Hi Lobsters! I’ve been frustrated with standard GUI-based design tools, because they don’t match the way I think: like a programmer, in terms of relationships and abstractions. (Does this resonate with the community here?)
So I’ve been hacking on this new DSL for design that allows the designer to specify figures in terms of relationships, which are compiled down to constraints and solved using an SMT solver. This also leads to good support for abstraction, because constraints compose nicely.
The system is still a WIP, but it’s usable enough that I made all the figures and diagrams in my latest paper and presentation with it, so I thought I’d write up a blog post about it and share some results.
This post is about how I think about design and how the programming language implements this philosophy. It also contains a number of case studies of designing real figures with the tool.
There are also some (probably useless?) but really amusing results, like what happens if you solve figures via gradient descent (the result is oddly satisfying).
I’d love to hear what you all think about the ideas in the post. Do you share any of my frustrations with existing design tools? How do you think when doing design – does your model match mine, or is it something different? Do you currently use any design tools that you’re really happy with, that I should know about?
I was reading the post and thinking how awesome it would be to have this in racket, and then I saw at the end that you were doing exactly that :) looking forward to seeing it!
Hmm. I might actually use Basalt for something, someday. Thanks for sharing it! I make a fair amount of diagrams in my work, but I’ve found it’s usually easier to just draw them freehand. There are definitely exceptions, though.

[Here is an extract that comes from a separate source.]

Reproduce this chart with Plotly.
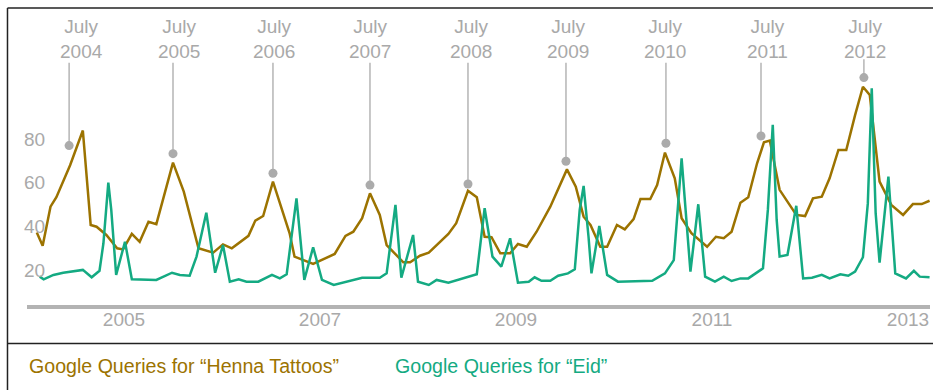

Just skimming through your post, I’m a little surprised to see no mention of TeX, from which TikZ/PGF has sprung. There are quite a few TeX packages and macros which use the constraint-solving machinery of the system to good effect, e.g. asymptote and other more domain-specific packages. I can understand why TeX may not fit your use cases, but it might be worth looking through CTAN for ideas anyway. I think having interactive sliders and instant feedback is very helpful, since (in my experience) modeling the visual optimization problem in sufficient detail is often more work than it’s really worth. Even if you’re going for a fully automated solution eventually, having a ‘visual REPL’ is very helpful for development.
As for iterative ‘force-directed’ (effectively gradient descent) graph layout, it seems to be a very common feature of web-based graph rendering libraries nowadays. GraphViz of course does constraint solving of some sort, but I’ve never looked into the details.
I’ve used TikZ before, but not the other TeX-based drawing packages. Thanks for the recommendation, I’ll look into those!
Have you looked at Apple’s auto layout system or the underlying Cassowary incremental solver? I’m not sure it is powerful enough for your application but it is fairly fast: http://www.badros.com/greg/cassowary/js/quaddemo.html
Very interesting and looks great. I have been wanting a system like this but for 3D layout of woodworking projects because I also dislike clicking around repetitively in visual software, and I don’t really enjoy SolidWorks or SketchUp; I want to just define my furniture in language. Nice to know that Z3 works well, when I started to think about this I got bogged down with trying to understand linear solvers but SMT is easier for me to grok…
Totally agree with you on certain solvers being hard to work with – it always causes a bit of friction to have to express an optimization problem in the form that the solver expects. If you haven’t already, I’d highly recommend trying out Z3’s Python API. I’ve been super happy with it. Z3 doesn’t require you to specify which theories you are working with, or anything like that, and you don’t have to write down your equations in a certain way. You just write what look like regular equations in a fairly natural style, using their DSL, then run solver.solve(), and it just works!